- Your goal:
Each line of the material must be repeated precisely, with the pictures left out.

- Source data:

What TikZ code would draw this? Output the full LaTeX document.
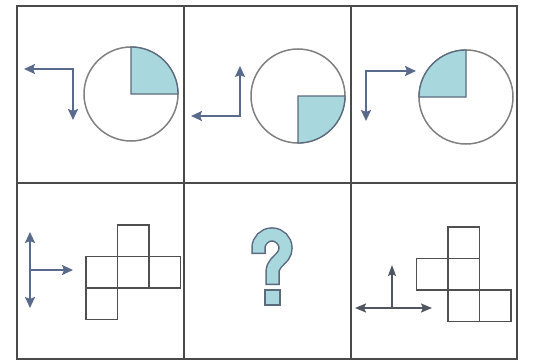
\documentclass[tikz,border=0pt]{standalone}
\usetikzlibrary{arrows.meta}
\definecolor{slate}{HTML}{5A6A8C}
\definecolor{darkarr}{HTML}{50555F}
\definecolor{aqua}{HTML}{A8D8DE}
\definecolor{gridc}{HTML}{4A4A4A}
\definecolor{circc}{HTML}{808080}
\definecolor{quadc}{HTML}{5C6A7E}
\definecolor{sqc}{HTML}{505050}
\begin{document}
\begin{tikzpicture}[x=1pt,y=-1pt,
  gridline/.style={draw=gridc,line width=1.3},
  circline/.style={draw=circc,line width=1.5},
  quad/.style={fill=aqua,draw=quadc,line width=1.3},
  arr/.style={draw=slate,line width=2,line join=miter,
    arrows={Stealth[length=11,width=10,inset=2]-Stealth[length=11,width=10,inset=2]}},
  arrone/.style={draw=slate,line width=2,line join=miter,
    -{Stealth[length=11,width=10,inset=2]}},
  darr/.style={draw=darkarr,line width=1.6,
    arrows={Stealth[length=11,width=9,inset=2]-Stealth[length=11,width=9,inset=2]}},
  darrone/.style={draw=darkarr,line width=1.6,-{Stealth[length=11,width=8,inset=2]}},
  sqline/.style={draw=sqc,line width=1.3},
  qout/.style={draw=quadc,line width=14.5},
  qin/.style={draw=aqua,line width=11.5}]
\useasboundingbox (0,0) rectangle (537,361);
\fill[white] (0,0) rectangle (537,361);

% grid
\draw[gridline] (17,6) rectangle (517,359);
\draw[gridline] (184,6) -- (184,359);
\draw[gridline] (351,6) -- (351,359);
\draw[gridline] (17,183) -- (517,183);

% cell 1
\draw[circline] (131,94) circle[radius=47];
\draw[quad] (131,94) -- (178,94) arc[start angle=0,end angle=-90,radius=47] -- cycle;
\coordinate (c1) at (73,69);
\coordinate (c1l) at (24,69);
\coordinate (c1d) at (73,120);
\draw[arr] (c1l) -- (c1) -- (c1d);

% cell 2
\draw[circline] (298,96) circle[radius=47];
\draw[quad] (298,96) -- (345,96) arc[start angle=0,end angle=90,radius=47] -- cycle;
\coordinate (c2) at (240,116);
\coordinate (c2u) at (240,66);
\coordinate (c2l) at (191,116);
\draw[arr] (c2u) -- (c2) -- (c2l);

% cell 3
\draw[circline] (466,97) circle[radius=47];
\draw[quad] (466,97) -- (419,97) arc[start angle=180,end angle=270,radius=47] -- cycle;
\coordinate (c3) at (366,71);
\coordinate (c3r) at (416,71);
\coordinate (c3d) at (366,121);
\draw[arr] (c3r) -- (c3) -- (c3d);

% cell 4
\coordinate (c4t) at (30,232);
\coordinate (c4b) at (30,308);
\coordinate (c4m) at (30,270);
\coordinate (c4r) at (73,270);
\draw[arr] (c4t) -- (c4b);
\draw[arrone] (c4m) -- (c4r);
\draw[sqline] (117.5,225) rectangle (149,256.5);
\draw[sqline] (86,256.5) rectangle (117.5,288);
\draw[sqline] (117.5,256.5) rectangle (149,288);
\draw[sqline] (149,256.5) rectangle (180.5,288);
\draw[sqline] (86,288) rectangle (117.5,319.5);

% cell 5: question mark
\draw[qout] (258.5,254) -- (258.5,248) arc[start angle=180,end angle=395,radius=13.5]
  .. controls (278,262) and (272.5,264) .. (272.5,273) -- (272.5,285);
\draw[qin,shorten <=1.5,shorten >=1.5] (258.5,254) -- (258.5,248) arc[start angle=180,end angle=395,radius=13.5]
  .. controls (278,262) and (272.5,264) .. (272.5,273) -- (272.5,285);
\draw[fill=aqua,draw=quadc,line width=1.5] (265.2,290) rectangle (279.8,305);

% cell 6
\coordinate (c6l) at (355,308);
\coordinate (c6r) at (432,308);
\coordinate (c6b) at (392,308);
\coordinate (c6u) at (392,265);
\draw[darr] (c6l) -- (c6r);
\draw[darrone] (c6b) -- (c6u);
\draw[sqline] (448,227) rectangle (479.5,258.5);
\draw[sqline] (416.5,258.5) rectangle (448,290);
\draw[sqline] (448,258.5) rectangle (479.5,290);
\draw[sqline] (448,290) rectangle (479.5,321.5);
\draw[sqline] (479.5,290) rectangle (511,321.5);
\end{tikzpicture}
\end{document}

- Written answer:
What TikZ code would draw this? Output the full LaTeX document.
\documentclass[tikz,border=0pt]{standalone}
\usetikzlibrary{arrows.meta}
\definecolor{slate}{HTML}{5A6A8C}
\definecolor{darkarr}{HTML}{50555F}
\definecolor{aqua}{HTML}{A8D8DE}
\definecolor{gridc}{HTML}{4A4A4A}
\definecolor{circc}{HTML}{808080}
\definecolor{quadc}{HTML}{5C6A7E}
\definecolor{sqc}{HTML}{505050}
\begin{document}
\begin{tikzpicture}[x=1pt,y=-1pt,
  gridline/.style={draw=gridc,line width=1.3},
  circline/.style={draw=circc,line width=1.5},
  quad/.style={fill=aqua,draw=quadc,line width=1.3},
  arr/.style={draw=slate,line width=2,line join=miter,
    arrows={Stealth[length=11,width=10,inset=2]-Stealth[length=11,width=10,inset=2]}},
  arrone/.style={draw=slate,line width=2,line join=miter,
    -{Stealth[length=11,width=10,inset=2]}},
  darr/.style={draw=darkarr,line width=1.6,
    arrows={Stealth[length=11,width=9,inset=2]-Stealth[length=11,width=9,inset=2]}},
  darrone/.style={draw=darkarr,line width=1.6,-{Stealth[length=11,width=8,inset=2]}},
  sqline/.style={draw=sqc,line width=1.3},
  qout/.style={draw=quadc,line width=14.5},
  qin/.style={draw=aqua,line width=11.5}]
\useasboundingbox (0,0) rectangle (537,361);
\fill[white] (0,0) rectangle (537,361);

% grid
\draw[gridline] (17,6) rectangle (517,359);
\draw[gridline] (184,6) -- (184,359);
\draw[gridline] (351,6) -- (351,359);
\draw[gridline] (17,183) -- (517,183);

% cell 1
\draw[circline] (131,94) circle[radius=47];
\draw[quad] (131,94) -- (178,94) arc[start angle=0,end angle=-90,radius=47] -- cycle;
\coordinate (c1) at (73,69);
\coordinate (c1l) at (24,69);
\coordinate (c1d) at (73,120);
\draw[arr] (c1l) -- (c1) -- (c1d);

% cell 2
\draw[circline] (298,96) circle[radius=47];
\draw[quad] (298,96) -- (345,96) arc[start angle=0,end angle=90,radius=47] -- cycle;
\coordinate (c2) at (240,116);
\coordinate (c2u) at (240,66);
\coordinate (c2l) at (191,116);
\draw[arr] (c2u) -- (c2) -- (c2l);

% cell 3
\draw[circline] (466,97) circle[radius=47];
\draw[quad] (466,97) -- (419,97) arc[start angle=180,end angle=270,radius=47] -- cycle;
\coordinate (c3) at (366,71);
\coordinate (c3r) at (416,71);
\coordinate (c3d) at (366,121);
\draw[arr] (c3r) -- (c3) -- (c3d);

% cell 4
\coordinate (c4t) at (30,232);
\coordinate (c4b) at (30,308);
\coordinate (c4m) at (30,270);
\coordinate (c4r) at (73,270);
\draw[arr] (c4t) -- (c4b);
\draw[arrone] (c4m) -- (c4r);
\draw[sqline] (117.5,225) rectangle (149,256.5);
\draw[sqline] (86,256.5) rectangle (117.5,288);
\draw[sqline] (117.5,256.5) rectangle (149,288);
\draw[sqline] (149,256.5) rectangle (180.5,288);
\draw[sqline] (86,288) rectangle (117.5,319.5);

% cell 5: question mark
\draw[qout] (258.5,254) -- (258.5,248) arc[start angle=180,end angle=395,radius=13.5]
  .. controls (278,262) and (272.5,264) .. (272.5,273) -- (272.5,285);
\draw[qin,shorten <=1.5,shorten >=1.5] (258.5,254) -- (258.5,248) arc[start angle=180,end angle=395,radius=13.5]
  .. controls (278,262) and (272.5,264) .. (272.5,273) -- (272.5,285);
\draw[fill=aqua,draw=quadc,line width=1.5] (265.2,290) rectangle (279.8,305);

% cell 6
\coordinate (c6l) at (355,308);
\coordinate (c6r) at (432,308);
\coordinate (c6b) at (392,308);
\coordinate (c6u) at (392,265);
\draw[darr] (c6l) -- (c6r);
\draw[darrone] (c6b) -- (c6u);
\draw[sqline] (448,227) rectangle (479.5,258.5);
\draw[sqline] (416.5,258.5) rectangle (448,290);
\draw[sqline] (448,258.5) rectangle (479.5,290);
\draw[sqline] (448,290) rectangle (479.5,321.5);
\draw[sqline] (479.5,290) rectangle (511,321.5);
\end{tikzpicture}
\end{document}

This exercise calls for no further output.